* DATA EXTRACT

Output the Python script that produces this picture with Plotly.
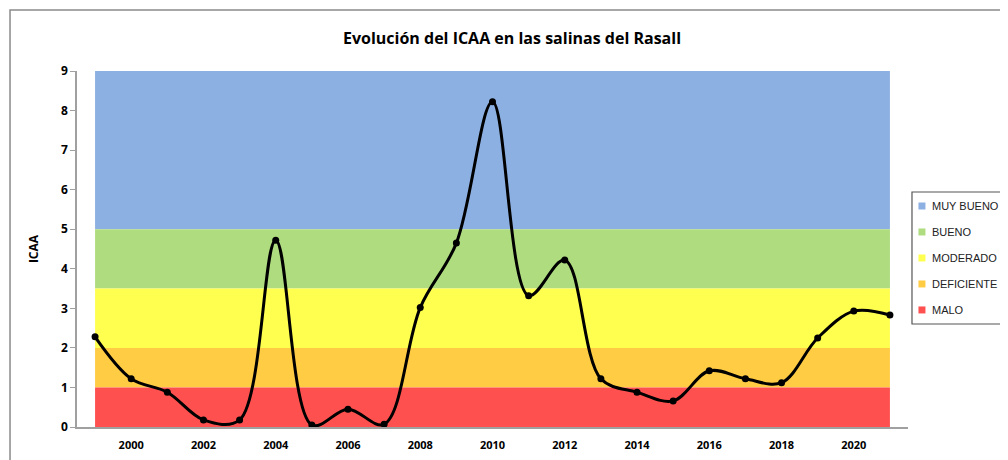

...

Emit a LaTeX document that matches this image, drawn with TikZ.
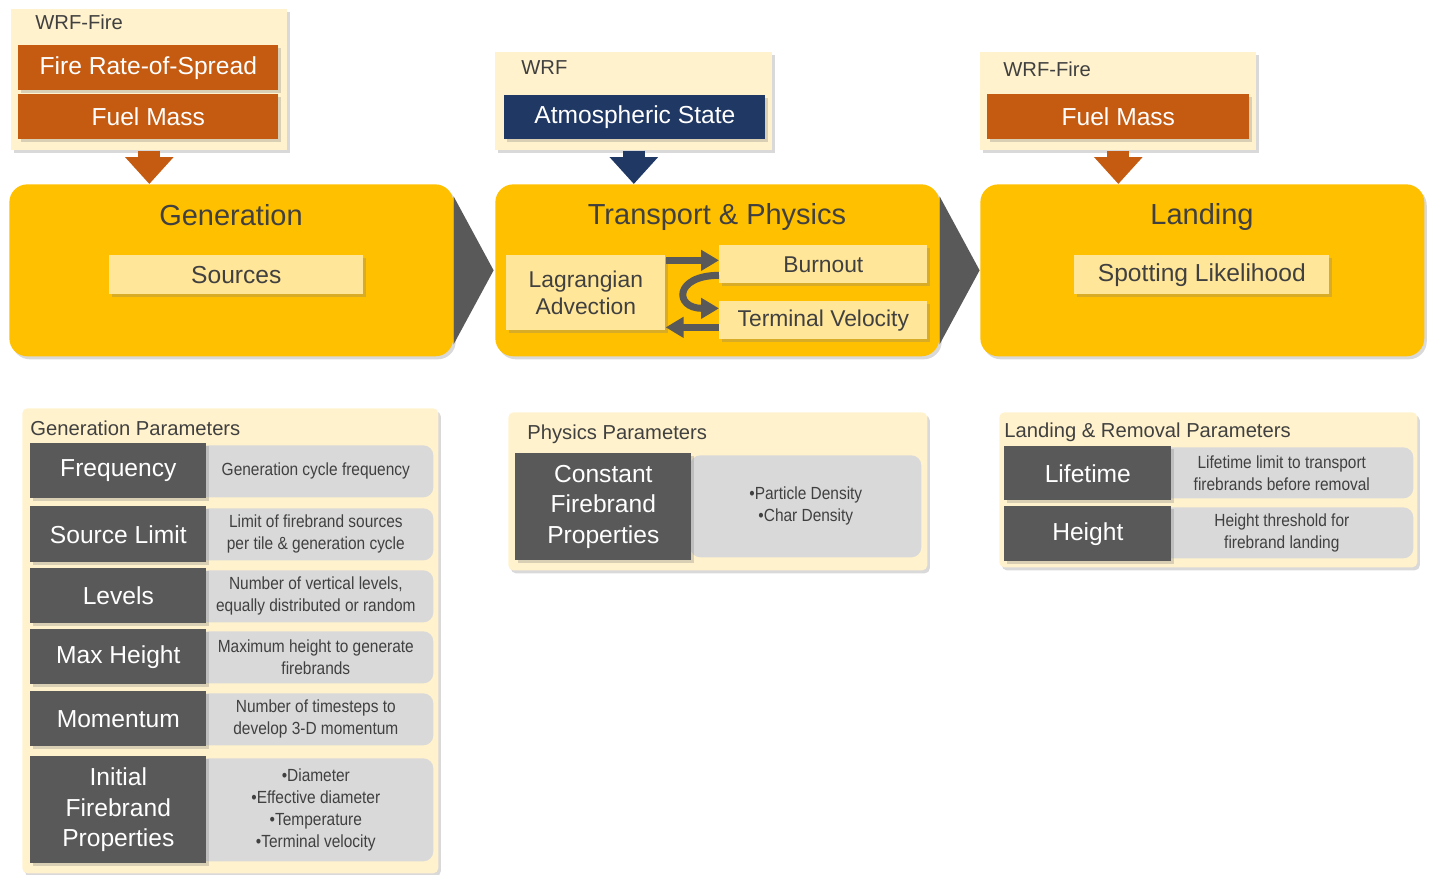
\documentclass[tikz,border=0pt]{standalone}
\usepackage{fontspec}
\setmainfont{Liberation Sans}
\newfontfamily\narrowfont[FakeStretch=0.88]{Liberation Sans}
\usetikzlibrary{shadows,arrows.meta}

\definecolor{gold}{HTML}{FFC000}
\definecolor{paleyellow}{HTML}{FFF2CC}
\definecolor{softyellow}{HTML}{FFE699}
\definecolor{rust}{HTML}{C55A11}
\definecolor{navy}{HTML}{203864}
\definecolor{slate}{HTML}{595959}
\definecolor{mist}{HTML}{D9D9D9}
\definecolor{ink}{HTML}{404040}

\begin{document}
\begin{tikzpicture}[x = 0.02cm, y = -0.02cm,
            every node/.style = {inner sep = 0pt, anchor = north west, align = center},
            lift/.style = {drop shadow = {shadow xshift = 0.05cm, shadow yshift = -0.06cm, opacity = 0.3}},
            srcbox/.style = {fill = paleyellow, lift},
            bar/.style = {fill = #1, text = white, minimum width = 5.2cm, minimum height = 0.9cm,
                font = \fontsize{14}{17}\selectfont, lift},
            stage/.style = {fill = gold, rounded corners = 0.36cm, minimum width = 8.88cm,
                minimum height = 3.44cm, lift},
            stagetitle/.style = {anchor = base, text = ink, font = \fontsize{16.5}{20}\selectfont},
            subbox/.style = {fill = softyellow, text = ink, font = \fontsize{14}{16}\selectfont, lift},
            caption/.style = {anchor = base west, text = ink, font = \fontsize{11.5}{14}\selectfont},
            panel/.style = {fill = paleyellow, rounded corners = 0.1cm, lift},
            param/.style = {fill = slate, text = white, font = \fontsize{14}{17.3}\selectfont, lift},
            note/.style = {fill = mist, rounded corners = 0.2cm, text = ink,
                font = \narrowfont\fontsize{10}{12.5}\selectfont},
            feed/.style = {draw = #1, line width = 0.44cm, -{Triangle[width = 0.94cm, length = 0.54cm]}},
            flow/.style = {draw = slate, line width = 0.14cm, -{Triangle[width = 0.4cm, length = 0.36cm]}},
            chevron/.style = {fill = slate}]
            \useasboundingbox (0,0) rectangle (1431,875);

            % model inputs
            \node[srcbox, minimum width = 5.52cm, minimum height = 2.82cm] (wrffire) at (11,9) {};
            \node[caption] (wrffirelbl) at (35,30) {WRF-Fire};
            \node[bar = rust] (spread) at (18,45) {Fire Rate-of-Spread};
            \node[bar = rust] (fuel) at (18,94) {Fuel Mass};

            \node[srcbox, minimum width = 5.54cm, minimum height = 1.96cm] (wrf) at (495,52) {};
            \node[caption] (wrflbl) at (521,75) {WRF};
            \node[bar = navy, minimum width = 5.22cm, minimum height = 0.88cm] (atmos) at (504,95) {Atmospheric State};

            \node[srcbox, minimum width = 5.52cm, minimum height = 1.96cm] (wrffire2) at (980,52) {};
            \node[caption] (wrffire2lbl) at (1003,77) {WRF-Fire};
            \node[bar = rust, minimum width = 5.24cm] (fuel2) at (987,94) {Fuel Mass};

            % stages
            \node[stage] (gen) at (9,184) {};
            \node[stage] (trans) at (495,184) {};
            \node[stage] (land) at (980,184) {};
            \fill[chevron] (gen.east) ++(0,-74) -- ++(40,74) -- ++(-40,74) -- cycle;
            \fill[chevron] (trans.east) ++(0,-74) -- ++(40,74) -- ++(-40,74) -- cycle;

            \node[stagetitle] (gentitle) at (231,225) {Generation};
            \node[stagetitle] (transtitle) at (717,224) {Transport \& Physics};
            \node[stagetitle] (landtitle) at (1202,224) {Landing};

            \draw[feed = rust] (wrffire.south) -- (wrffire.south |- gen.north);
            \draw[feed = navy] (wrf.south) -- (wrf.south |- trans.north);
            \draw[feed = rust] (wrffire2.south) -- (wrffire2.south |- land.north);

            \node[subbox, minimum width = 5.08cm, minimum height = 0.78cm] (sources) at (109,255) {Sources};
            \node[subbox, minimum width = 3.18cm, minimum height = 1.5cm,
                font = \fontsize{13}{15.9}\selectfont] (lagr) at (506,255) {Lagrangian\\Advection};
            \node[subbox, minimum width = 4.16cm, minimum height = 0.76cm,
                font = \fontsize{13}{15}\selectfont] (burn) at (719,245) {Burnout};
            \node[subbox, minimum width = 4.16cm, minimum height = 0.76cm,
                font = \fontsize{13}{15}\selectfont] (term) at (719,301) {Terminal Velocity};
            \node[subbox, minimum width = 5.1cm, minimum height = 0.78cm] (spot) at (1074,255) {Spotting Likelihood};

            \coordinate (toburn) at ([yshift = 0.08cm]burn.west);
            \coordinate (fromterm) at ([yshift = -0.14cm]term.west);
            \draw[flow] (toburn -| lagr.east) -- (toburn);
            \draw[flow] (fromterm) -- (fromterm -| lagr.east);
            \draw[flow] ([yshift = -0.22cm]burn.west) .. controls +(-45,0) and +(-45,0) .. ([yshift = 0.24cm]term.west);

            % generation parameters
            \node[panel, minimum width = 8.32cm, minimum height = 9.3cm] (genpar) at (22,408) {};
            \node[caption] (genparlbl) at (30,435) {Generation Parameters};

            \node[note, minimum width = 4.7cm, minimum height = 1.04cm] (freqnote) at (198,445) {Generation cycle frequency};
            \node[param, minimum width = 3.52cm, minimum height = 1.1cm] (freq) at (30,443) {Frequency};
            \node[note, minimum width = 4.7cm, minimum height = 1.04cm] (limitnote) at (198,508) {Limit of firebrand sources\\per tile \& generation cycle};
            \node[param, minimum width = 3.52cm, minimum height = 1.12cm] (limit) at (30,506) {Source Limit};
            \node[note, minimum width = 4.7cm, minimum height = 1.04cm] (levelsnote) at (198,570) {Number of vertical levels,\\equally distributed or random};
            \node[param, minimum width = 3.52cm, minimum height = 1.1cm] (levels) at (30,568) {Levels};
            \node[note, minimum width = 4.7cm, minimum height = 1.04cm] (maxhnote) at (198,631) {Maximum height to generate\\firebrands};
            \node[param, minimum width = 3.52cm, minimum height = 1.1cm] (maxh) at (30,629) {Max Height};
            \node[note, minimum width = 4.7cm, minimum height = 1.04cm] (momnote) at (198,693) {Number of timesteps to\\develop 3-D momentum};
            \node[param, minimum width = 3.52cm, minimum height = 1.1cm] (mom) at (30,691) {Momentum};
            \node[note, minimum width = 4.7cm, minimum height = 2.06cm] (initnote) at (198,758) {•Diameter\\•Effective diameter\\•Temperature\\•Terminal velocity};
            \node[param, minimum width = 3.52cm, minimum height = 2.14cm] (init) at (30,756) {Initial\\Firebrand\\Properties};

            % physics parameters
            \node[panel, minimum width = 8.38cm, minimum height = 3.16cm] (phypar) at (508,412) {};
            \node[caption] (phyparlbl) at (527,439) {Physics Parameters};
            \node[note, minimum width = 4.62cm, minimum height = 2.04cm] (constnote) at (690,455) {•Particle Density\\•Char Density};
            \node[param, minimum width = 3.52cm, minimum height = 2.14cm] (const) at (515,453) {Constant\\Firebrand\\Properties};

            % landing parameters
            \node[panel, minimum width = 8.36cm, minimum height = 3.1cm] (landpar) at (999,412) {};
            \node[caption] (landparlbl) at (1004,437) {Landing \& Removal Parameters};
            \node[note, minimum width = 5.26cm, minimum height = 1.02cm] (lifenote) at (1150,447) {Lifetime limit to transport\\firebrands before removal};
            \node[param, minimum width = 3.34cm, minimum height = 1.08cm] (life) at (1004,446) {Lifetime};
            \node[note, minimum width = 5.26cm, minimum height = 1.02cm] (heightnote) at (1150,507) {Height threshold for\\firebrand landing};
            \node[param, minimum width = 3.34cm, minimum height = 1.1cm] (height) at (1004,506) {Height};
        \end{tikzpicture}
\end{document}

* INSTRUCTION
Which lines contain "with"? Copy each of them out.

* EXPECTED ANSWER
Output the Python script that produces this picture with Plotly.
Emit a LaTeX document that matches this image, drawn with TikZ.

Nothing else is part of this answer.